Buffalo (18-19-6) is dealing with trying to move into the top eight in the Eastern Conference. The Sabres have won two straight and five of seven as they make a late-season playoff push.
On Tuesday, though, that talk was placed on the backburner as players and Sabres officials were instead expressing sorrow, sympathy and dismay in the wake of the tragic events.
"Life's way more important than hockey," forward Nathan Gerbe said. "I think everyone in the world feels their pain. It's heartbreaking."
And Gerbe, who played at Boston College, acknowledged he's "a little nervous" about traveling to Boston.
"You're worried because they don't know exactly why and how and who," Gerbe said. "I don't know if I'm going to go out walking in the city or not. I'll probably just stay in the hotel and chill."
General manager Darcy Regier had no concerns, and expects a heightened security presence in the city and at the arena.
"Obviously, it affects all of us, and it's tragic and horrific. But no, I don't have reservations. You just move forward," Regier said. "It's going to be pretty difficult not to think about what happened, obviously. But ultimately, we're there to play a hockey game and focus on winning a game."
Sabres forward Steve Ott expects there to be a somber mood inside the arena.

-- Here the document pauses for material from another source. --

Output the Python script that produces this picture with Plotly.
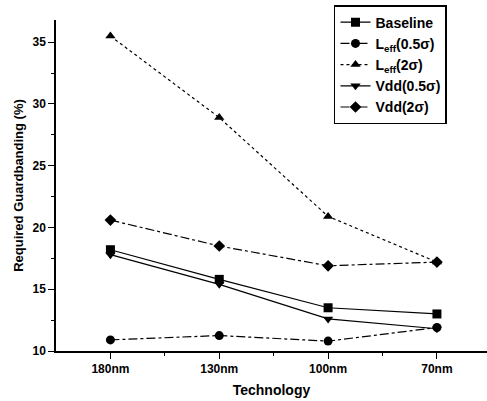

"Obviously, it's going to be a little bit overwhelming to start the game with heavy hearts," Ott said. "But we're going to go out there and try to play our hardest for the people, and at least try to put some smiles on the faces for at least a couple of hours, anyhow."
These teams have split four meetings this season, with Buffalo winning 7-4 in the only matchup in Boston on Jan. 31 as Thomas Vanek had three goals and two assists.